Whether the statement is provisional or final, it is always possible to lodge an appeal with the Director of the ACD within three months of receiving notification of the statement in question.
In practice:
- Appeal against the provisional statement: this is useful as soon as you realise that a deduction has been omitted, income has been incorrectly declared, or a change in family circumstances has not been taken into account (change in tax bracket, birth, etc.). If no appeal is lodged within the three-month period, the statement remains in force until it becomes final.
- Appeal against the final tax assessment: a new three-month period begins upon notification of the final assessment. This is your opportunity to challenge an additional tax liability deemed unfounded, or to report an omission that has still not been corrected by the ACD.

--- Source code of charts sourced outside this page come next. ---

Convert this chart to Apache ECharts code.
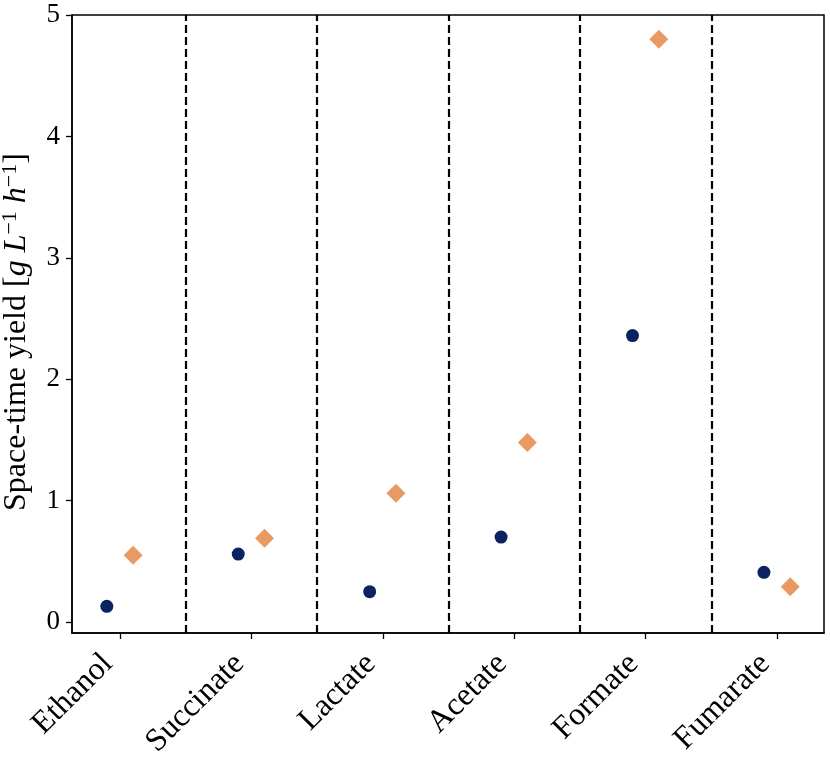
<!DOCTYPE html>
<html>
<head>
<meta charset="utf-8">
<script src="https://cdn.jsdelivr.net/npm/echarts@6/dist/echarts.min.js"></script>
<style>
  html, body { margin: 0; padding: 0; background: #fff; }
  #chart { width: 830px; height: 761px; }
</style>
</head>
<body>
<div id="chart"></div>
<script>
var chart = echarts.init(document.getElementById('chart'));

// products on the x axis
var categories = ['Ethanol', 'Succinate', 'Lactate', 'Acetate', 'Formate', 'Fumarate'];
// space-time yield, first set (circles) and second set (diamonds)
var yieldCircle = [0.13, 0.56, 0.25, 0.70, 2.36, 0.41];
var yieldDiamond = [0.55, 0.69, 1.06, 1.48, 4.80, 0.29];
var yTicks = [0, 1, 2, 3, 4, 5];
var xTicks = [0, 1, 2, 3, 4, 5];
var separators = [0.5, 1.5, 2.5, 3.5, 4.5];

var font = 'Liberation Serif';

// points are shifted a little left/right of the category tick
var circleData = yieldCircle.map(function (v, i) { return [i - 0.1, v]; });
var diamondData = yieldDiamond.map(function (v, i) { return [i + 0.1, v]; });

chart.setOption({
    backgroundColor: '#fff',
    animation: false,
    grid: {
        left: 72,
        right: 6,
        top: 15,
        bottom: 128,
        containLabel: false,
        outerBoundsMode: 'none',
        show: true,
        borderColor: '#000',
        borderWidth: 1.5,
        backgroundColor: 'transparent'
    },
    xAxis: {
        type: 'value',
        min: -0.365,
        max: 5.357,
        splitLine: { show: false },
        axisLine: { show: true, onZero: false, lineStyle: { color: '#000', width: 1.5 } },
        axisTick: {
            show: true, length: 6, customValues: xTicks,
            lineStyle: { color: '#000', width: 1.3 }
        },
        axisLabel: {
            customValues: xTicks,
            rotate: 45,
            margin: 14,
            padding: [0, 17, 0, 0],
            color: '#000',
            fontFamily: font,
            fontSize: 32,
            formatter: function (v) { return categories[Math.round(v)]; }
        }
    },
    yAxis: {
        type: 'value',
        min: -0.09,
        max: 5,
        name: '{n|Space-time yield [}{i|g L}{s|−1}{i| h}{s|−1}{n|]}',
        nameLocation: 'middle',
        nameGap: 37,
        nameTextStyle: {
            color: '#000',
            fontFamily: font,
            fontSize: 32,
            padding: [0, 16, 0, 0],
            rich: {
                n: { fontFamily: font, fontSize: 32, color: '#000' },
                i: { fontFamily: font, fontSize: 32, fontStyle: 'italic', color: '#000' },
                s: { fontFamily: font, fontSize: 22, color: '#000', verticalAlign: 'top', padding: [0, 0, 14, 0] }
            }
        },
        splitLine: { show: false },
        axisLine: { show: true, onZero: false, lineStyle: { color: '#000', width: 1.5 } },
        axisTick: {
            show: true, length: 6, customValues: yTicks,
            lineStyle: { color: '#000', width: 1.3 }
        },
        axisLabel: {
            customValues: yTicks,
            margin: 12,
            color: '#000',
            fontFamily: font,
            fontSize: 27
        }
    },
    series: [
        {
            type: 'scatter',
            data: circleData,
            symbol: 'circle',
            symbolSize: 13,
            itemStyle: { color: '#0b2461', opacity: 1 },
            z: 3,
            markLine: {
                silent: true,
                symbol: 'none',
                label: { show: false },
                lineStyle: { color: '#000', width: 2.2, type: [8, 4] },
                data: separators.map(function (s) { return { xAxis: s }; })
            }
        },
        {
            type: 'scatter',
            data: diamondData,
            symbol: 'diamond',
            symbolSize: 19,
            itemStyle: { color: '#e99a62', opacity: 1 },
            z: 3
        }
    ]
});

window.addEventListener('resize', function () {
    chart.resize();
});
</script>
</body>
</html>
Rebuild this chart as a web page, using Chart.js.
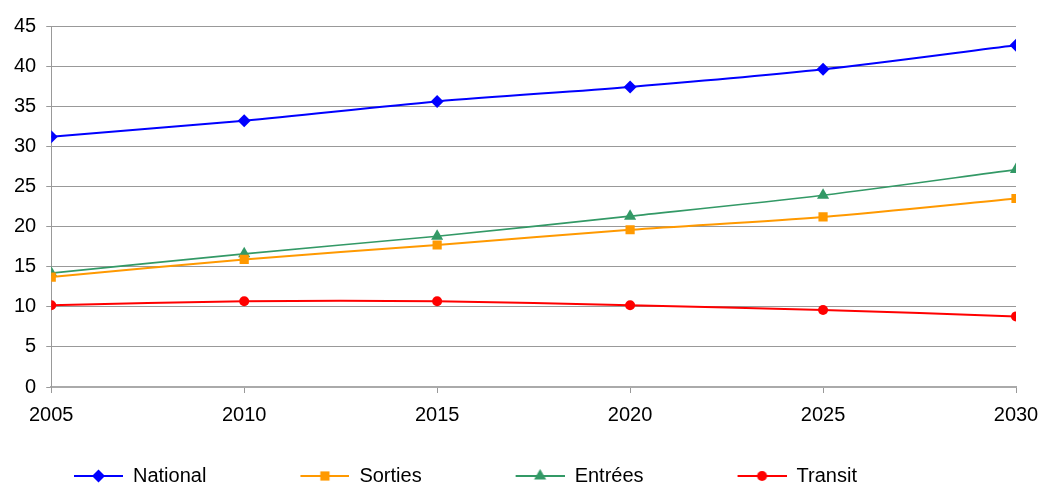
<!DOCTYPE html>
<html>
<head>
<meta charset="utf-8">
<script src="https://cdn.jsdelivr.net/npm/chart.js@4"></script>
<style>
    html, body { margin: 0; padding: 0; background: #fff; }
    #wrap { width: 1041px; height: 487px; }
</style>
</head>
<body>
<div id="wrap"><canvas id="chart"></canvas></div>
<script>
var years = [2005, 2010, 2015, 2020, 2025, 2030];
var national = [31.2, 33.2, 35.6, 37.4, 39.6, 42.6];
var sorties = [13.7, 15.9, 17.7, 19.6, 21.2, 23.5];
var entrees = [14.2, 16.6, 18.8, 21.3, 23.9, 27.1];
var transit = [10.2, 10.7, 10.7, 10.2, 9.6, 8.8];
var yMin = 0, yMax = 45, yStep = 5;
var xStep = 5;

Chart.defaults.font.family = '"Liberation Sans", Arial, sans-serif';
Chart.defaults.color = '#000';

// legend swatch: blank lead-in (acts as spacing), then a short line with the marker
var ICON_W = 133, LINE_W = 49;
function legendIcon(color, style, radius) {
    var c = document.createElement('canvas');
    c.width = ICON_W;
    c.height = 18;
    var g = c.getContext('2d');
    g.strokeStyle = color;
    g.lineWidth = 2;
    g.beginPath();
    g.moveTo(ICON_W - LINE_W, 9);
    g.lineTo(ICON_W, 9);
    g.stroke();
    g.fillStyle = color;
    Chart.helpers.drawPoint(g, {pointStyle: style, radius: radius, rotation: 0, borderWidth: 0}, ICON_W - LINE_W / 2, 9);
    return c;
}

function series(label, values, color, style, radius, width) {
    return {
        label: label,
        data: years.map(function (x, i) { return {x: x, y: values[i]}; }),
        borderColor: color,
        backgroundColor: color,
        borderWidth: width,
        pointStyle: style,
        pointRadius: radius,
        pointBorderWidth: 0,
        pointBackgroundColor: color,
        tension: 0.3,
        icon: legendIcon(color, style, radius)
    };
}

var datasets = [
    series('National', national, '#0000ff', 'rectRot', 6.5, 2),
    series('Sorties', sorties, '#ff9900', 'rect', 6.5, 2),
    series('Entrées', entrees, '#339966', 'triangle', 7, 1.6),
    series('Transit', transit, '#ff0000', 'circle', 5, 2)
];

// move the legend row into place after the layout pass
var legendNudge = {
    id: 'legendNudge',
    afterLayout: function (chart) {
        var lg = chart.legend;
        lg.left -= 24; lg.right -= 24;
        lg.top += 9; lg.bottom += 9;
    }
};

new Chart(document.getElementById('chart'), {
    type: 'line',
    data: {datasets: datasets},
    plugins: [legendNudge],
    options: {
        responsive: true,
        maintainAspectRatio: false,
        animation: false,
        layout: {padding: {left: 4, right: 0, top: 26, bottom: 0}},
        plugins: {
            tooltip: {enabled: false},
            legend: {
                position: 'bottom',
                align: 'start',
                labels: {
                    usePointStyle: true,
                    pointStyleWidth: ICON_W,
                    padding: 10,
                    font: {size: 20},
                    color: '#000',
                    generateLabels: function (chart) {
                        var items = Chart.defaults.plugins.legend.labels.generateLabels(chart);
                        items.forEach(function (item, i) {
                            item.pointStyle = chart.data.datasets[i].icon;
                        });
                        return items;
                    }
                }
            }
        },
        scales: {
            x: {
                type: 'linear',
                min: years[0],
                max: years[years.length - 1],
                ticks: {
                    stepSize: xStep,
                    font: {size: 20},
                    padding: 10,
                    callback: function (v) { return String(v); }
                },
                grid: {drawOnChartArea: false, tickLength: 6, color: '#999'},
                border: {color: '#aaa', width: 2},
                afterFit: function (scale) {
                    scale.height = 60;
                    scale.paddingRight = 25;
                }
            },
            y: {
                min: yMin,
                max: yMax,
                ticks: {stepSize: yStep, font: {size: 20}, padding: 10},
                grid: {color: '#999', tickLength: 5},
                border: {color: '#999'}
            }
        }
    }
});
</script>
</body>
</html>
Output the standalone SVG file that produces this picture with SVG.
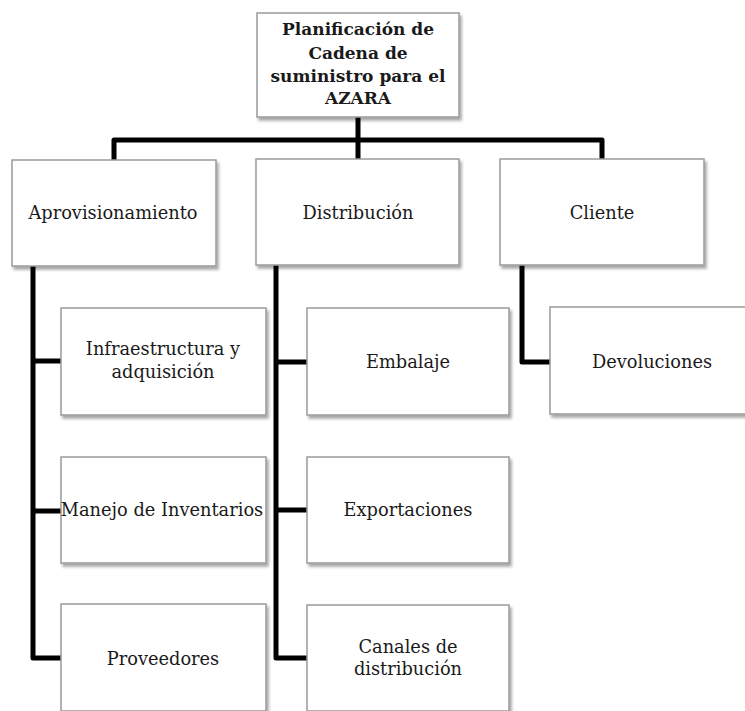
<svg xmlns="http://www.w3.org/2000/svg" width="745" height="711" viewBox="0 0 745 711">
<defs>
<filter id="sh" x="-10%" y="-10%" width="130%" height="130%">
<feDropShadow dx="2" dy="3" stdDeviation="1.5" flood-color="#000" flood-opacity="0.35"/>
</filter>
<style>
.box{fill:#fff;stroke:#9a9a9a;stroke-width:1.5;filter:url(#sh)}
.t{font-family:'DejaVu Serif','Liberation Serif',serif;font-size:17.8px;fill:#1a1a1a;text-anchor:middle}
.b{font-weight:bold;font-size:17px}
.c{fill:none;stroke:#000;stroke-width:5;stroke-linejoin:round}
</style>
</defs>
<rect width="745" height="711" fill="#fff"/>
<g id="connectors">
<path class="c" d="M358,117 V159"/>
<path class="c" d="M114,160 V140 H602 V159"/>
<path class="c" d="M33,266 V658 H61 M33,361 H61 M33,511 H61"/>
<path class="c" d="M276,265 V658 H307 M276,362 H307 M276,510 H307"/>
<path class="c" d="M522,265 V362 H550"/>
</g>
<g id="root">
<rect class="box" x="257" y="13" width="202" height="104"/>
<text class="t b"><tspan x="358" y="35">Planificación de</tspan><tspan x="358" y="59">Cadena de</tspan><tspan x="358" y="82">suministro para el</tspan><tspan x="358" y="104">AZARA</tspan></text>
</g>
<g id="aprovisionamiento">
<rect class="box" x="12" y="160" width="204" height="106"/>
<text class="t" x="113" y="219">Aprovisionamiento</text>
</g>
<g id="distribucion">
<rect class="box" x="256" y="159" width="203" height="106"/>
<text class="t" x="358" y="219">Distribución</text>
</g>
<g id="cliente">
<rect class="box" x="500" y="159" width="204" height="106"/>
<text class="t" x="602" y="219">Cliente</text>
</g>
<g id="infraestructura">
<rect class="box" x="61" y="308" width="205" height="107"/>
<text class="t"><tspan x="163" y="355">Infraestructura y</tspan><tspan x="163" y="378">adquisición</tspan></text>
</g>
<g id="manejo">
<rect class="box" x="61" y="457" width="205" height="106"/>
<text class="t" x="162" y="516">Manejo de Inventarios</text>
</g>
<g id="proveedores">
<rect class="box" x="61" y="604" width="205" height="107"/>
<text class="t" x="163" y="665">Proveedores</text>
</g>
<g id="embalaje">
<rect class="box" x="307" y="308" width="202" height="107"/>
<text class="t" x="408" y="368">Embalaje</text>
</g>
<g id="exportaciones">
<rect class="box" x="307" y="457" width="202" height="106"/>
<text class="t" x="408" y="516">Exportaciones</text>
</g>
<g id="canales">
<rect class="box" x="307" y="605" width="202" height="106"/>
<text class="t"><tspan x="408" y="653">Canales de</tspan><tspan x="408" y="675">distribución</tspan></text>
</g>
<g id="devoluciones">
<rect class="box" x="550" y="307" width="204" height="107"/>
<text class="t" x="652" y="368">Devoluciones</text>
</g>
</svg>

In both cases, you must still identify the error or omission yourself. And this is exactly where taxx.lu can help: our teams analyse the statement received (provisional or final), compare it with your actual situation, identify any errors or missing deductions, and prepare the claim to be submitted to the ACD within the 3-month deadline.
The classic unpleasant surprise
Here is the most common scenario:
A tax return is submitted via the MyGuichet assistent. A few days later, the provisional statement shows a refund of €1,200. The money arrives in the account and is spent accordingly.
Two years later, the tax office finalises the case. It finds that non-deductible expenses were declared in error, or that income was not correctly reported. A final statement is then issued: not only must the €1,200 refund be repaid, but an additional €600 in tax is also due.
The result: what looked like a welcome refund turns into a tax debt of nearly €2,000, to be settled within a short timeframe.